## BEGIN

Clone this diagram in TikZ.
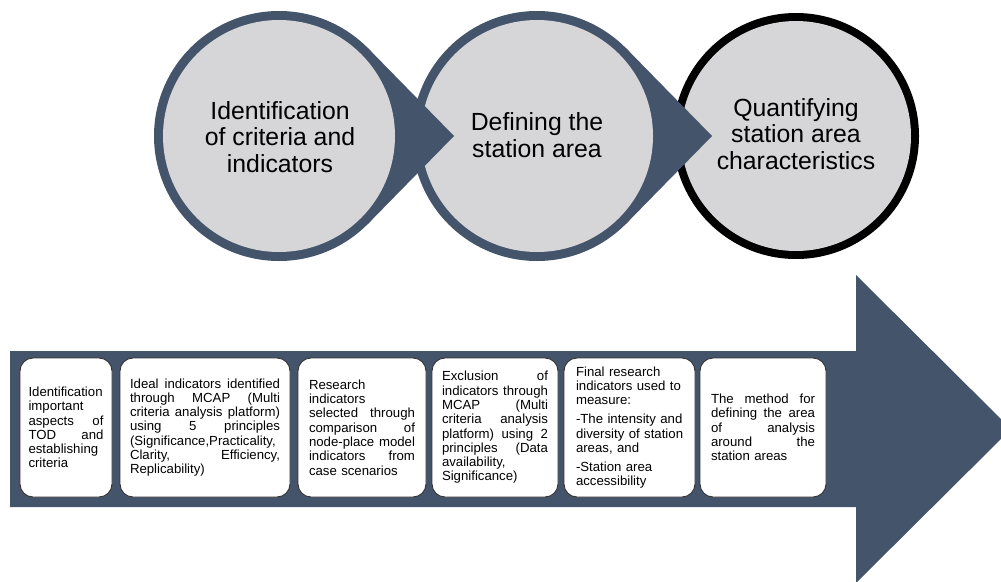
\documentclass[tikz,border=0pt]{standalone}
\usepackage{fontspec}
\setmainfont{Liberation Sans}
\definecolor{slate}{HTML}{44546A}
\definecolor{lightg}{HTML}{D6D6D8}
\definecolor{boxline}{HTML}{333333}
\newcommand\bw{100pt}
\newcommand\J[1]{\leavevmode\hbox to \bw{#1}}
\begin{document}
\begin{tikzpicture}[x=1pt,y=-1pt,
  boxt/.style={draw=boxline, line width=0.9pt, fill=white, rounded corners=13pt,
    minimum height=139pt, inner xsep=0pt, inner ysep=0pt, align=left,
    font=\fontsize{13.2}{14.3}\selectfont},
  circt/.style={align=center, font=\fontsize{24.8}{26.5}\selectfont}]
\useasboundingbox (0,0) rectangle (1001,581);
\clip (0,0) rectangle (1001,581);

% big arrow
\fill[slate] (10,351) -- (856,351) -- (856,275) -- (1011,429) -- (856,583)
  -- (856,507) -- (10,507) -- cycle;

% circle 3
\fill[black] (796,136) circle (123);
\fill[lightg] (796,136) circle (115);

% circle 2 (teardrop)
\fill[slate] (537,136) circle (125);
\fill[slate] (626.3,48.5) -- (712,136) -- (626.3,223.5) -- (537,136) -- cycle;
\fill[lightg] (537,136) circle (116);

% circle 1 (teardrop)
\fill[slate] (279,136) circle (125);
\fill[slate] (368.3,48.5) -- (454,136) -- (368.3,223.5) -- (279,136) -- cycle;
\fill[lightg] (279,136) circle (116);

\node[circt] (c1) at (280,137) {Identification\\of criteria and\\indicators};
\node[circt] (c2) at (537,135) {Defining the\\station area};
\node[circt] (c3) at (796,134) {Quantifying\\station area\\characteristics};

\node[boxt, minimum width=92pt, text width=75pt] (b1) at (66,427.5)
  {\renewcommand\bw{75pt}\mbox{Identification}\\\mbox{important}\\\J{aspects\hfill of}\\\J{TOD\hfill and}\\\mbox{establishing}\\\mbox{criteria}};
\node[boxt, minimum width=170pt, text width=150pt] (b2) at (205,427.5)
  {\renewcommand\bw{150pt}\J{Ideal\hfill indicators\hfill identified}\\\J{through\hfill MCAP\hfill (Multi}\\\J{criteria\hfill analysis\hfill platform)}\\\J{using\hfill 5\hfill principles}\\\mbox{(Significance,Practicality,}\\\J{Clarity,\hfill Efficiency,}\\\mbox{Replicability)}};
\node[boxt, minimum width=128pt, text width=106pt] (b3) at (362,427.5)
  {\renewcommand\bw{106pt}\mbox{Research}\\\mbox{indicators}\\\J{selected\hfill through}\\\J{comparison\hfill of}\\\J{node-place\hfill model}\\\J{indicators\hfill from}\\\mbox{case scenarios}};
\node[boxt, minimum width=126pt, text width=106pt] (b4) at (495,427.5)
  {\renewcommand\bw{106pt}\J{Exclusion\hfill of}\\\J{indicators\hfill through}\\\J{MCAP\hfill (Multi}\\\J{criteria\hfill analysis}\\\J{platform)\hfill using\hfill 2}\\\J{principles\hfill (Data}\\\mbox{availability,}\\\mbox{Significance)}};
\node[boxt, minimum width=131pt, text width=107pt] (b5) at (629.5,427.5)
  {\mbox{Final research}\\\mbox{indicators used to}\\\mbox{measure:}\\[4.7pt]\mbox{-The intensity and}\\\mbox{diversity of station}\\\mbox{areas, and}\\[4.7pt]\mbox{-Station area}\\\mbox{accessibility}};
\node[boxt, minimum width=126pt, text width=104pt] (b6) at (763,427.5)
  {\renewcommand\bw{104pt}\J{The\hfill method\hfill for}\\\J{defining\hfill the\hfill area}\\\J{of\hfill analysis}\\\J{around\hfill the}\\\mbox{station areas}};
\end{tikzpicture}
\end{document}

## END

WHAT TO PRODUCE:
From the first line above to the line containing "(796,136) circle (115);", repeat each line exactly. Pictures stay out.

THE COMPLETED TASK:
Clone this diagram in TikZ.
\documentclass[tikz,border=0pt]{standalone}
\usepackage{fontspec}
\setmainfont{Liberation Sans}
\definecolor{slate}{HTML}{44546A}
\definecolor{lightg}{HTML}{D6D6D8}
\definecolor{boxline}{HTML}{333333}
\newcommand\bw{100pt}
\newcommand\J[1]{\leavevmode\hbox to \bw{#1}}
\begin{document}
\begin{tikzpicture}[x=1pt,y=-1pt,
  boxt/.style={draw=boxline, line width=0.9pt, fill=white, rounded corners=13pt,
    minimum height=139pt, inner xsep=0pt, inner ysep=0pt, align=left,
    font=\fontsize{13.2}{14.3}\selectfont},
  circt/.style={align=center, font=\fontsize{24.8}{26.5}\selectfont}]
\useasboundingbox (0,0) rectangle (1001,581);
\clip (0,0) rectangle (1001,581);

% big arrow
\fill[slate] (10,351) -- (856,351) -- (856,275) -- (1011,429) -- (856,583)
  -- (856,507) -- (10,507) -- cycle;

% circle 3
\fill[black] (796,136) circle (123);
\fill[lightg] (796,136) circle (115);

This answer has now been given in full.